Единственный способ противостоять им — это отдавать полету всего себя. Когда я начинаю к нему готовиться, для меня уже нет ни родственников, ни друзей, ни семейных проблем, ни каких-то радостей или бед — есть только мое дело и я должен его сделать. Конечно, отрешиться от мыслей, связанных с житейскими заботами, очень трудно, но я «забиваю» их хлопотами, связанными с выполнением полета. Любая земная мысль расслабляет волю, душу и в сложной обстановке станет внутренним твоим врагом и может убить тебя. Не природа, нет, к ней ты уже как-то приспособился, наработав сотни вариантов собственного поведения в той или иной экстремальной ситуации, но они прокрутятся в твоем мозгу только тогда, когда он не будет занят мыслями о доме, о быте, о чем-то постороннем. Это не говорит о том, что я какой-то «сухарь», способный убить в себе все человеческое, — просто, если я хочу жить и вернуться к семье, к своим близким живым, должен на время полета забыть обо всем, что не имеет к нему отношения.
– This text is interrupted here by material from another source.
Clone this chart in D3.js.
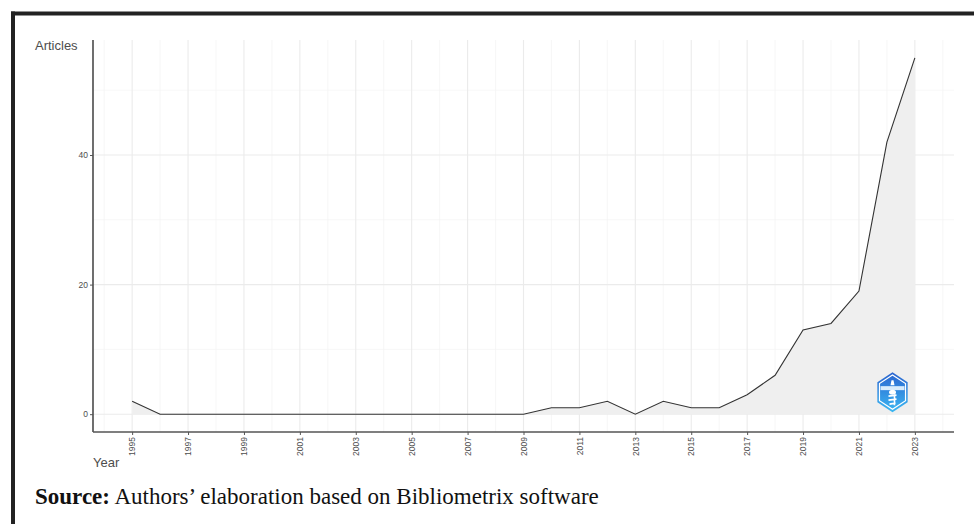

Когда пришло это понимание? Когда стал работать командиром экипажа самолета Ил-14. Вначале было много профессиональных проблем, которые еще только учился решать, а позже понял, что только полное погружение в стихию полета дает тебе возможность выполнить его благополучно. Отрешаться от земных забот учился и став командиром отряда, — в этой должности вспоминаешь о себе только тогда, когда ложишься спать или когда приносят телеграммы с Большой земли. Радуешься, если получил, тревожишься, когда тебе ничего нет... Но и эту тревогу вынужден быстро в себе глушить, потому что рядом с тобой люди, которых молчание родных и близких может вывести из строя так, что это отразится на их, а значит, и на нашей общей работе. Нельзя человеку дать «закиснуть» в мыслях о доме, о близких — не потому, что это какие-то крамольные переживания, а потому что, если он потеряет настрой на работу, эта же работа его и погубит.....
Антарктида человеческих слабостей не прощает. Такое отношение к полету стало моей второй натурой — существуешь только ты и он.
Трудно ли держать себя в таком настрое? Да, трудно. Особенно, когда надолго задует, завоет пурга, а ты разгребешь завалы из служебных бумаг и остаешься один на один со своими воспоминаниями о доме, о детях, о всем том хорошем, что оставил на Большой земле. А в 32-й САЭ я жил один — домик РП мы разделили перегородкой пополам, сделали из одной половины штурманскую комнату, и в ней я «выгородил» себе уголок, где поставил кровать-раскладушку, на которой и спал. Конечно, одиночество это было весьма относительным. Когда начинались полеты, к 6 часам утра приходили синоптик, радист, который жил с руководителем полетов в другом домике, к 7 часам подтягивались экипажи. И начинался анализ вариантов полетов — запасного и основного, разработанных еще с вечера. Эти планы корректировались на основании последних метеосводок, переставлялась авиатехника, менялись виды работ. Но когда налетала пурга, я оставался в одиночестве — один на один с Антарктидой, которая являла в такие дни всю свою мощь и жестокость.